What are open-weights AI models?

7 min read

Suggest changes in Google Docs

Open-weights AI models are models whose weights¹ have been published under some type of open license. Prominent examples of this type of model are Meta AI’s LLaMa models and some of Mistral AI’s models. They are typically contrasted to proprietary models with API-only access such as the recent models from OpenAI² and Anthropic³.

Are open-weights models open source?

There is some debate⁴ as to what open-weights models (if any) conform to the definition and principles of the Open Source movement and thus whether such models should be called “open-source”.

Open-source software is generally perceived as positive by programmers. Its advantages over proprietary software include:

It can easily be customized for specific purposes.
It allows collaborative improvement and fixing of bugs.
It is free, both as in beer⁵ and as in freedom.
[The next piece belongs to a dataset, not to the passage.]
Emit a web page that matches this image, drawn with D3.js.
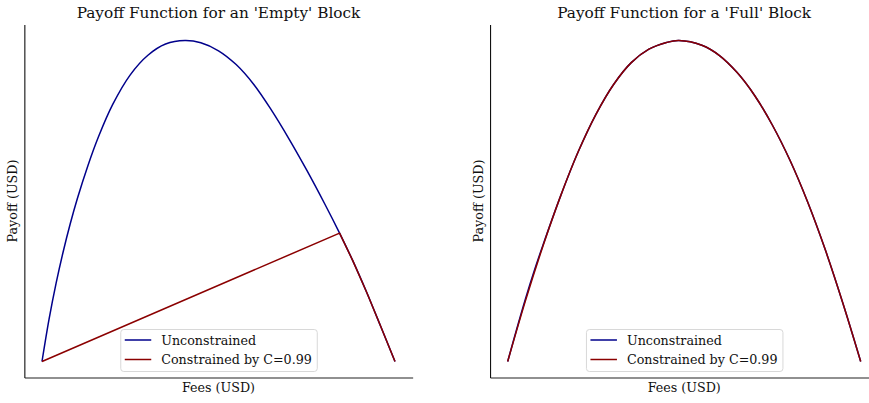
<!DOCTYPE html>
<html>
<head>
<meta charset="utf-8">
<script src="https://cdn.jsdelivr.net/npm/d3@7"></script>
<style>
  html, body { margin: 0; padding: 0; background: #fff; }
  svg { display: block; font-family: "DejaVu Serif", serif; }
</style>
</head>
<body>
<svg id="chart" width="869" height="403"></svg>
<script>
// Panel titles and labels
const titles = ["Payoff Function for an 'Empty' Block", "Payoff Function for a 'Full' Block"];
const xLabel = "Fees (USD)";
const yLabel = "Payoff (USD)";
const seriesNames = ["Unconstrained", "Constrained by C=0.99"];
const seriesColors = ["#00008b", "#8b0000"];

// 'Empty' block: unconstrained payoff curve (fees, payoff)
const emptyFees =   [0, 2, 4, 6, 8, 10, 13, 16, 20, 25, 30, 35, 40.5, 45, 50, 55, 60, 65, 70, 75, 80, 84.3, 88, 92, 96, 100];
const emptyPayoff = [0, 13.2, 24.4, 34.2, 42.9, 50.7, 61.0, 70.0, 80.0, 89.3, 95.4, 98.9, 100, 99.3, 96.8, 92.5, 86.3, 78.3, 69.3, 59.6, 49.3, 40.0, 31.5, 21.5, 10.8, 0];
// 'Empty' block: payoff constrained by C=0.99
const emptyFeesC =   [0, 84.3, 88, 92, 96, 100];
const emptyPayoffC = [0, 40.0, 31.5, 21.5, 10.8, 0];

// 'Full' block: unconstrained payoff curve
const fullFees =   [0, 2.5, 5, 7.5, 10, 15, 20, 25, 30, 35, 40, 45, 48.5, 55, 60, 65, 70, 75, 80, 85, 90, 95, 100];
const fullPayoff = [0, 9.9, 19.4, 28.2, 36.3, 51.6, 65.4, 77.0, 86.3, 93.1, 97.3, 99.4, 100, 98.5, 95.3, 90.0, 82.8, 73.6, 62.6, 49.6, 34.7, 18.0, 0];
// 'Full' block: payoff constrained by C=0.99
const fullFeesC =   [0, 5, 10, 15, 20, 25, 30, 35, 40, 45, 48.5, 55, 60, 65, 70, 75, 80, 85, 90, 95, 100];
const fullPayoffC = [0, 18.8, 36.0, 51.6, 65.4, 77.0, 86.3, 93.1, 97.3, 99.4, 100, 98.5, 95.3, 90.0, 82.8, 73.6, 62.6, 49.6, 34.7, 18.0, 0];

const zip = (xs, ys) => xs.map((x, i) => [x, ys[i]]);

const panels = [
  {
    title: titles[0],
    left: 24.35, right: 412.65, yLabelX: 17,
    series: [
      { pts: zip(emptyFees, emptyPayoff), curve: d3.curveCatmullRom.alpha(0.5) },
      { pts: zip(emptyFeesC, emptyPayoffC), curve: d3.curveLinear }
    ]
  },
  {
    title: titles[1],
    left: 490.05, right: 878.35, yLabelX: 483,
    series: [
      { pts: zip(fullFees, fullPayoff), curve: d3.curveCatmullRom.alpha(0.5) },
      { pts: zip(fullFeesC, fullPayoffC), curve: d3.curveCatmullRom.alpha(0.5) }
    ]
  }
];

const svg = d3.select("#chart");
const plotTop = 24.45, plotBottom = 377.55;

function padded(values) {
  const [lo, hi] = d3.extent(values);
  const m = (hi - lo) * 0.05;
  return [lo - m, hi + m];
}

panels.forEach(p => {
  const allX = p.series.flatMap(s => s.pts.map(d => d[0]));
  const allY = p.series.flatMap(s => s.pts.map(d => d[1]));
  const x = d3.scaleLinear().domain(padded(allX)).range([p.left, p.right]);
  const y = d3.scaleLinear().domain(padded(allY)).range([plotBottom, plotTop]);
  const g = svg.append("g");

  // spines (left and bottom only, no ticks)
  g.append("g")
    .attr("transform", `translate(0,${plotBottom})`)
    .call(d3.axisBottom(x).tickValues([]).tickSizeOuter(0))
    .call(a => a.select(".domain").attr("stroke", "#222").attr("stroke-width", 1.1));
  g.append("g")
    .attr("transform", `translate(${p.left},0)`)
    .call(d3.axisLeft(y).tickValues([]).tickSizeOuter(0))
    .call(a => a.select(".domain").attr("stroke", "#111").attr("stroke-width", 1.1));

  // curves
  p.series.forEach((s, i) => {
    const line = d3.line().x(d => x(d[0])).y(d => y(d[1])).curve(s.curve);
    g.append("path")
      .datum(s.pts)
      .attr("d", line)
      .attr("fill", "none")
      .attr("stroke", seriesColors[i])
      .attr("stroke-width", 1.5)
      .attr("stroke-linejoin", "round");
  });

  const cx = (p.left + p.right) / 2;

  // title and axis labels
  g.append("text")
    .attr("x", cx).attr("y", 18)
    .attr("text-anchor", "middle")
    .attr("font-size", 15.3)
    .attr("fill", "#111")
    .text(p.title);
  g.append("text")
    .attr("x", cx).attr("y", 392)
    .attr("text-anchor", "middle")
    .attr("font-size", 12.7)
    .attr("fill", "#111")
    .text(xLabel);
  g.append("text")
    .attr("transform", `translate(${p.yLabelX},${(plotTop + plotBottom) / 2}) rotate(-90)`)
    .attr("text-anchor", "middle")
    .attr("font-size", 12.7)
    .attr("fill", "#111")
    .text(yLabel);

  // legend, lower centre
  const lw = 196.5, lh = 42;
  const lg = g.append("g").attr("transform", `translate(${cx - lw / 2},${329})`);
  lg.append("rect")
    .attr("x", 0.5).attr("y", 0.5)
    .attr("width", lw).attr("height", lh)
    .attr("rx", 3)
    .attr("fill", "#fff").attr("fill-opacity", 0.8)
    .attr("stroke", "#d8d8d8");
  seriesNames.forEach((name, i) => {
    const yy = 11 + i * 19.5;
    lg.append("line")
      .attr("x1", 4.5).attr("x2", 31)
      .attr("y1", yy).attr("y2", yy)
      .attr("stroke", seriesColors[i]).attr("stroke-width", 1.5);
    lg.append("text")
      .attr("x", 41).attr("y", yy + 4.6)
      .attr("font-size", 12.7)
      .attr("fill", "#111")
      .text(name);
  });
});
</script>
</body>
</html>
There are a few ways that open-weights models differ from open-source software. Open-source projects have their source code exposed in a way that allows individual developers to find bugs and modify the project for their own use. Developers can in principle access and modify the weights of open-weights models; however, because these weights are inscrutable, they cannot be inspected for bugs or usefully modified by hand. In that way, open-weights models are more similar to an opaque compiled binary file than to legible source code. Furthermore, open-weights models generally don’t include the training data or procedure used to produce their weights.

On the flip side, open-weights models can be fine-tuned to better serve specific uses or to improve their performance. They also enable independent researchers to more easily conduct safety research and analysis compared to proprietary models. And finally, they are free.
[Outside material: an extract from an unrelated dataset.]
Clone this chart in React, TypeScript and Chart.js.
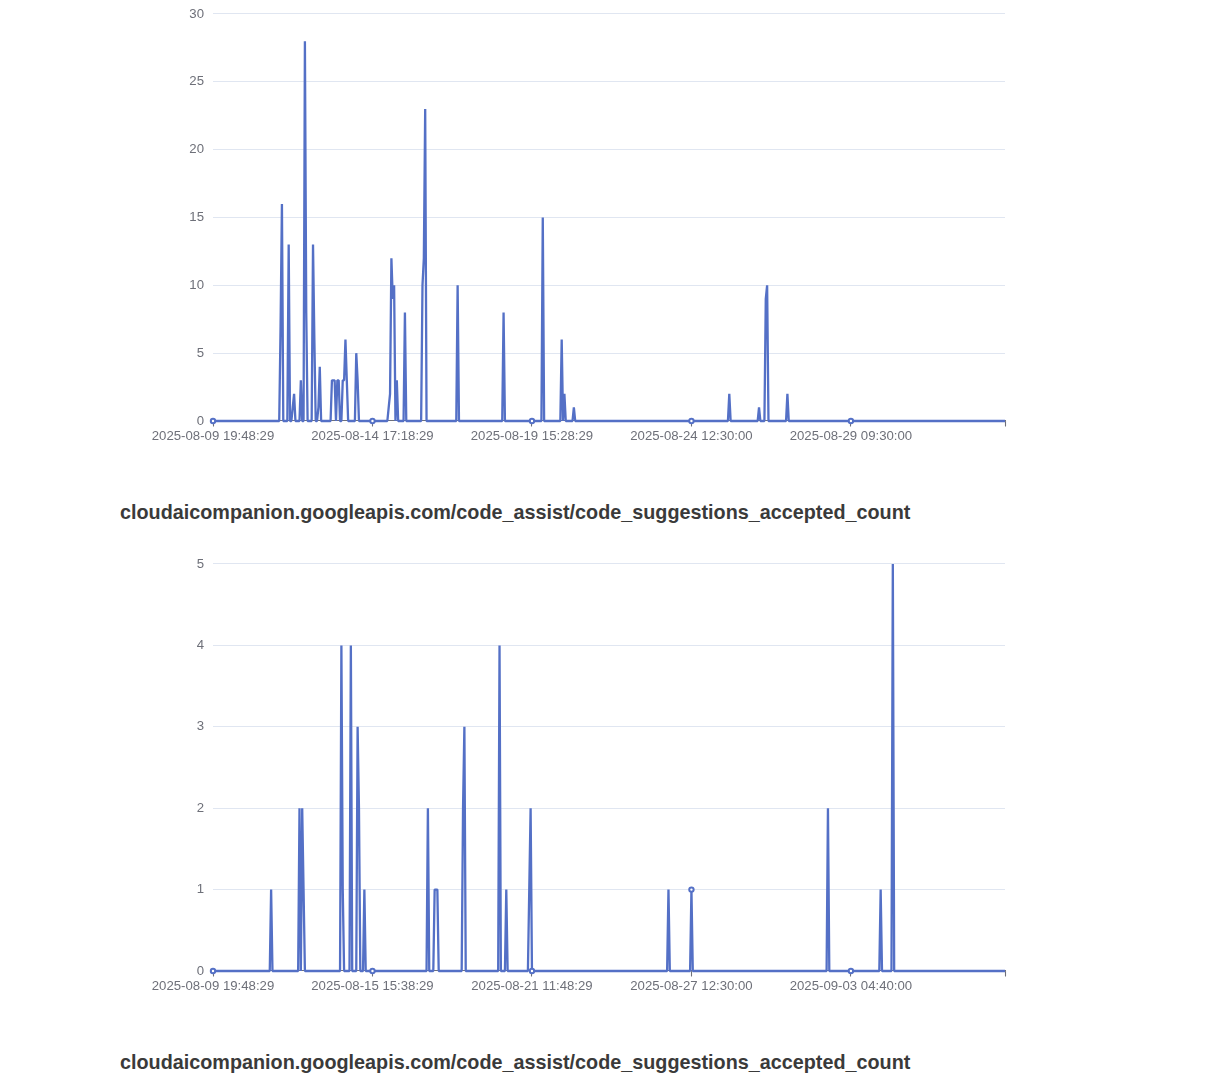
import React, { useEffect, useRef } from "react";
import { Chart, registerables } from "chart.js";

Chart.register(...registerables);

// ---- data ----
const POINT_COUNT = 587;
const LABEL_STEP = 118;
const TITLE = "cloudaicompanion.googleapis.com/code_assist/code_suggestions_accepted_count";

const topLabels = [
  "2025-08-09 19:48:29",
  "2025-08-14 17:18:29",
  "2025-08-19 15:28:29",
  "2025-08-24 12:30:00",
  "2025-08-29 09:30:00",
];
const topIndex = [50, 51, 56, 59, 60, 65, 68, 69, 74, 75, 78, 79, 88, 89, 90, 92, 93, 96, 97, 98, 99, 106, 107, 130, 131, 132, 133, 134, 136, 142, 155, 156, 157, 181, 215, 244, 258, 260, 267, 382, 404, 409, 410, 425];
const topValue = [7, 16, 13, 1, 2, 3, 28, 8, 13, 6, 1, 4, 3, 3, 3, 3, 3, 3, 3, 6, 3, 5, 3, 1, 2, 12, 9, 10, 3, 8, 10, 12, 23, 10, 8, 15, 6, 2, 1, 2, 1, 9, 10, 2];
const topYMax = 30;
const topYStep = 5;

const bottomLabels = [
  "2025-08-09 19:48:29",
  "2025-08-15 15:38:29",
  "2025-08-21 11:48:29",
  "2025-08-27 12:30:00",
  "2025-09-03 04:40:00",
];
const bottomIndex = [43, 64, 66, 67, 95, 96, 102, 107, 108, 112, 159, 164, 165, 166, 185, 186, 212, 217, 234, 235, 337, 354, 455, 494, 503];
const bottomValue = [1, 2, 2, 1, 4, 1, 4, 3, 2, 1, 2, 1, 1, 1, 2, 3, 4, 1, 1, 2, 1, 1, 2, 1, 5];
const bottomYMax = 5;
const bottomYStep = 1;

// ---- styles ----
const BLUE = "#5470c6";
const AXIS_GRAY = "#6E7079";
const GRID = "#E0E6F1";
const FONT = '"Liberation Sans", Arial, Helvetica, sans-serif';

function buildSeries(idx: number[], vals: number[]) {
  const arr: number[] = new Array(POINT_COUNT).fill(0);
  idx.forEach((i, k) => {
    arr[i] = vals[k];
  });
  return arr.map((y, x) => ({ x, y }));
}

function LineBlock(props: {
  labels: string[];
  idx: number[];
  vals: number[];
  yMax: number;
  yStep: number;
  top: number;
}) {
  const ref = useRef<HTMLCanvasElement | null>(null);
  const { labels, idx, vals, yMax, yStep, top } = props;

  useEffect(() => {
    if (!ref.current) return;
    const data = buildSeries(idx, vals);
    const labelCount = labels.length;
    const chart = new Chart(ref.current, {
      type: "line",
      data: {
        datasets: [
          {
            data,
            borderColor: BLUE,
            borderWidth: 2.3,
            borderJoinStyle: "bevel",
            tension: 0,
            fill: false,
            clip: false as any,
            pointRadius: (c: any) =>
              c.dataIndex % LABEL_STEP === 0 && c.dataIndex / LABEL_STEP < labelCount ? 2.2 : 0,
            pointBackgroundColor: "#ffffff",
            pointBorderColor: BLUE,
            pointBorderWidth: 2,
            pointHoverRadius: 0,
          },
        ],
      },
      options: {
        animation: false,
        responsive: false,
        events: [],
        layout: { padding: { top: 14, right: 25, left: 0, bottom: 0 } },
        plugins: { legend: { display: false }, tooltip: { enabled: false }, title: { display: false } },
        scales: {
          x: {
            type: "linear",
            min: 0,
            max: POINT_COUNT - 1,
            afterFit: (s: any) => {
              s.height = 39;
            },
            afterBuildTicks: (s: any) => {
              const t = labels.map((_, i) => ({ value: i * LABEL_STEP }));
              t.push({ value: POINT_COUNT - 1 });
              s.ticks = t;
            },
            grid: {
              display: true,
              drawOnChartArea: false,
              drawTicks: true,
              tickLength: 5.5,
              tickColor: AXIS_GRAY,
              tickWidth: 1.1,
            },
            border: { display: true, color: AXIS_GRAY, width: 1.1 },
            ticks: {
              autoSkip: false,
              maxRotation: 0,
              minRotation: 0,
              padding: 1.5,
              color: AXIS_GRAY,
              font: { family: FONT, size: 13.2 },
              callback: (v: any) => {
                const n = Number(v);
                if (n % LABEL_STEP === 0 && n / LABEL_STEP < labels.length) return labels[n / LABEL_STEP];
                return "";
              },
            },
          },
          y: {
            type: "linear",
            min: 0,
            max: yMax,
            afterFit: (s: any) => {
              s.width = 63;
              s.paddingTop = 0;
              s.paddingBottom = 0;
            },
            grid: { color: GRID, lineWidth: 1.1, drawTicks: false },
            border: { display: false },
            ticks: {
              stepSize: yStep,
              padding: 9,
              color: AXIS_GRAY,
              font: { family: FONT, size: 13.2 },
            },
          },
        },
      },
    } as any);
    return () => chart.destroy();
  }, []);

  return (
    <canvas
      ref={ref}
      width={880}
      height={460}
      style={{ position: "absolute", left: 150, top, width: 880, height: 460 }}
    />
  );
}

function Title(props: { top: number }) {
  return (
    <div
      style={{
        position: "absolute",
        left: 120,
        top: props.top,
        fontFamily: FONT,
        fontWeight: "bold",
        fontSize: 19.8,
        lineHeight: "20px",
        color: "#3a3a3a",
        whiteSpace: "nowrap",
      }}
    >
      {TITLE}
    </div>
  );
}

export default function App() {
  return (
    <div
      style={{
        position: "absolute",
        left: 0,
        top: 0,
        width: 1208,
        height: 1081,
        background: "#ffffff",
        overflow: "hidden",
      }}
    >
      <LineBlock labels={topLabels} idx={topIndex} vals={topValue} yMax={topYMax} yStep={topYStep} top={0} />
      <Title top={502} />
      <LineBlock
        labels={bottomLabels}
        idx={bottomIndex}
        vals={bottomValue}
        yMax={bottomYMax}
        yStep={bottomYStep}
        top={550}
      />
      <Title top={1052} />
    </div>
  );
}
Some models are more open than others

To complicate things further, as with open-source software, some open-weights models are more "open" than others, such as by having different licensing restrictions.For instance, Llama 2 and 3 did not allow distillation, but Llama 3.1 and Mixtral do through their Apache 2.0 release.

Furthermore, they may differ in the openness of their training data and procedure. Earlier models such as BERT used public training datasets, but most modern models use proprietary datasets and the Llama family’s training procedures were made fully public, whereas Mistral AI only released some of the parameters they used for training.
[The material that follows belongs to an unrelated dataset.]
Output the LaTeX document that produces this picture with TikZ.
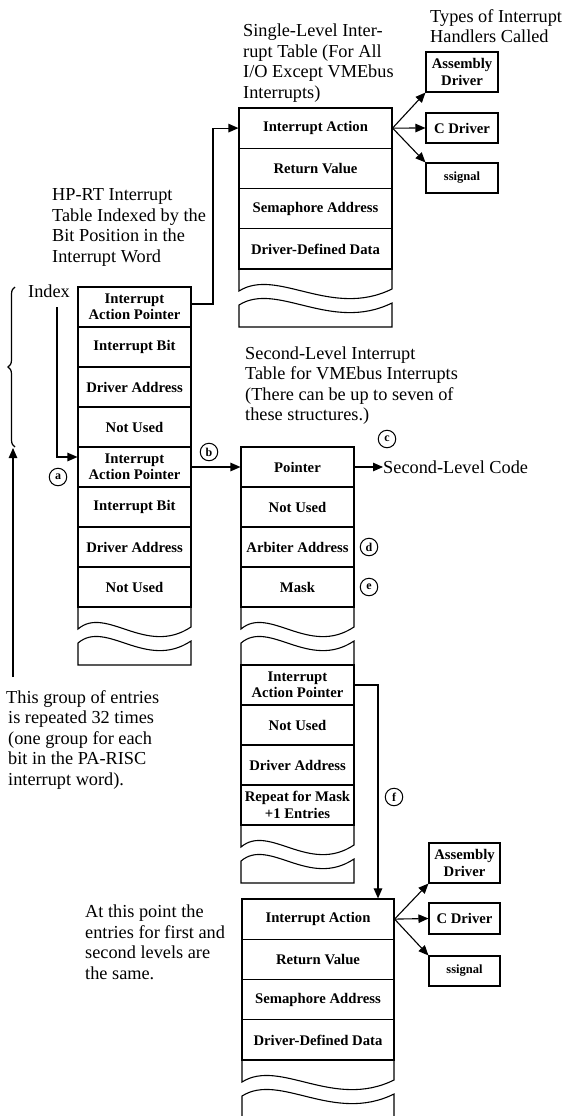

In summary, open-weights models share some open-source virtues like adaptability and free access, while also differing from standard open-source code in their inscrutability, lack of training transparency, and limited editability. Despite these differences, they have been generally well received by the open source community.

Is releasing model weights good for AI safety?

People in the AI safety community have differing intuitions regarding whether releasing model weights is positive or negative for safety.

On the positive side, releasing open-weights models allows:

Experimentation to better understand AI models and their properties in general, which might be necessary for some alignment strategies such as mechanistic interpretability
Public scrutiny of the models
Alignment research such as red-teaming by independent researchers⁶
Testing of the models' safety properties

State-of-the-art open-weights models also weaken the incentive to race in the same way that open content reduces the value of intellectual property.

On the negative side, such models are particularly susceptible to misuse, since once they are released, access to them can never be restricted again. While most frontier open-weights models are released with some fine-tuning that aims to prevent misuse, this fine-tuning is cheap and easy to remove. It could turn out that future models are so capable at a variety of dangerous tasks that they should simply not be released.⁷ Additionally, publishing open-weights models, and especially fully open-source models with training methodologies, could accelerate AI capabilities advancement by revealing valuable techniques and architectures that competitors can build upon, potentially leading to faster overall AI development.